I will upgrade to a higher conviction, larger allocation if the company reports the following in subsequent releases: clear ARR disclosure with sequential growth, improving gross margins on the cybersecurity business, multi-year operator contracts with monetization clauses and a visible path to improved NRR. Conversely, repeated reliance on one-off hardware deals, continued equity dilution without commensurate revenue acceleration or operator commentary that signals weak monetization would invalidate the thesis.


Conclusion

Allot presents an asymmetric, event-driven opportunity: network-native security sold through operator channels creates a real zero-CAC arbitrage that can materially improve unit economics and support a multiple re-rating. Recent operator wins and the company-reported record jump in cybersecurity-as-a-service revenue are the initial proof points. That said, execution is everything - monetization at the operator level, durable ARR disclosure and avoidance of dilutive funding cycles will determine whether the market treats Allot as a SaaS-like recurring revenue business or a legacy vendor. For disciplined traders, the long set-up with an entry in the low $9s, a hard stop near $8.10 and targets at $13.50 / $17.50 offers a defined-risk way to play a potential structural re-rate.
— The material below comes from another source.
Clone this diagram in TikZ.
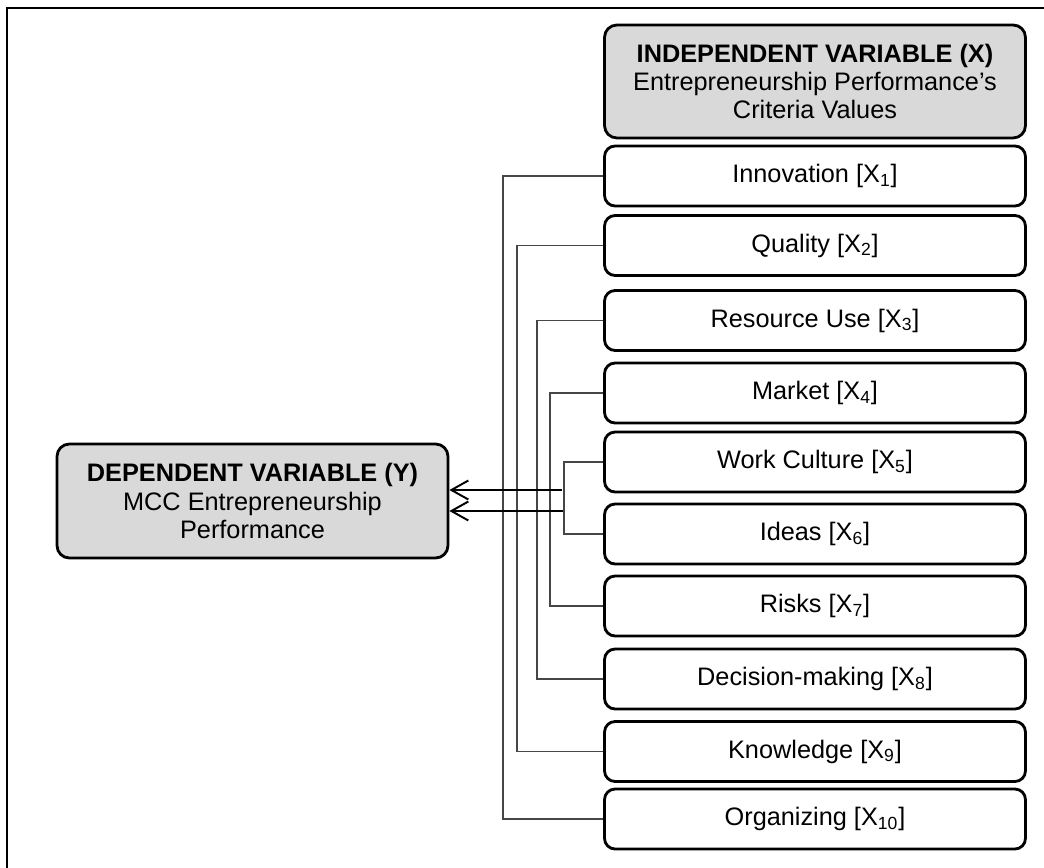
\documentclass[tikz,border=0pt]{standalone}
\usepackage{fontspec}
\setmainfont{Liberation Sans}
\usetikzlibrary{arrows.meta,positioning}
\definecolor{boxgray}{RGB}{217,217,217}
\definecolor{linegray}{RGB}{70,70,70}
\tikzset{
  varbox/.style={draw, line width=1.6pt, fill=boxgray, rounded corners=7pt, align=center, inner sep=0pt, font=\fontsize{14.4}{16}\selectfont},
  critbox/.style={draw, line width=1.6pt, fill=white, rounded corners=6pt, minimum width=8.42cm, minimum height=1.2cm, inner sep=0pt, font=\fontsize{14.4}{16}\selectfont},
  link/.style={linegray, line width=0.7pt},
  infl/.style={-{Straight Barb[length=3.4mm,width=3.8mm]}, line width=1.1pt},
  frm/.style={line width=1.7pt},
}

\begin{document}
\begin{tikzpicture}[x=0.02cm, y=-0.02cm]
\useasboundingbox (0,0) rectangle (1044,868);
\draw[frm] (7,868) -- (7,8) -- (1044,8);

% variable boxes
\node[varbox, minimum width=8.42cm, minimum height=2.26cm] (X) at (815,81.5)
  {\textbf{INDEPENDENT VARIABLE (X)}\\Entrepreneurship Performance's\\Criteria Values};
\node[varbox, minimum width=7.82cm, minimum height=2.28cm] (Y) at (252.5,501)
  {\textbf{DEPENDENT VARIABLE (Y)}\\MCC Entrepreneurship\\Performance};

% criteria
\foreach \yy/\lbl [count=\i] in {176/{Innovation [X\textsubscript{1}]}, 245.5/{Quality [X\textsubscript{2}]},
    320.5/{Resource Use [X\textsubscript{3}]}, 393/{Market [X\textsubscript{4}]},
    462/{Work Culture [X\textsubscript{5}]}, 534/{Ideas [X\textsubscript{6}]},
    606/{Risks [X\textsubscript{7}]}, 679/{Decision-making [X\textsubscript{8}]},
    751.5/{Knowledge [X\textsubscript{9}]}, 819/{Organizing [X\textsubscript{10}]}}
  \node[critbox] (x\i) at (815,\yy) {\lbl};

% paired brackets
\foreach \ia/\ib/\bx [count=\k] in {1/10/503, 2/9/517, 3/8/537, 4/7/550, 5/6/564} {
  \coordinate (bus\k) at (\bx,0);
  \draw[link] (x\ia.west) -- (x\ia.west -| bus\k) -- (x\ib.west -| bus\k) -- (x\ib.west);
}

% influence arrows
\coordinate (a1) at (562,490);
\coordinate (a2) at (563,511);
\draw[infl] (a1) -- (a1 -| Y.east);
\draw[infl] (a2) -- (a2 -| Y.east);
\end{tikzpicture}
\end{document}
Disclosure: This is not financial advice. Trade size according to your risk tolerance and consult your advisor. The trade idea reflects a product-first, fundamentals-oriented read of Allot's operator-distribution and CaaS acceleration narrative.

Risks
  • Operator monetization risk - carriers may not convert deployments into recurring billings.
  • Execution risk in transitioning from hardware to SaaS (product, billing, partner incentives).
  • Dilution risk from the 06/25/2025 public offering and any further capital raises.
  • Competitive risk from cloud and point security vendors targeting carrier channels.
Disclosure
This write-up is for informational purposes only and not financial advice.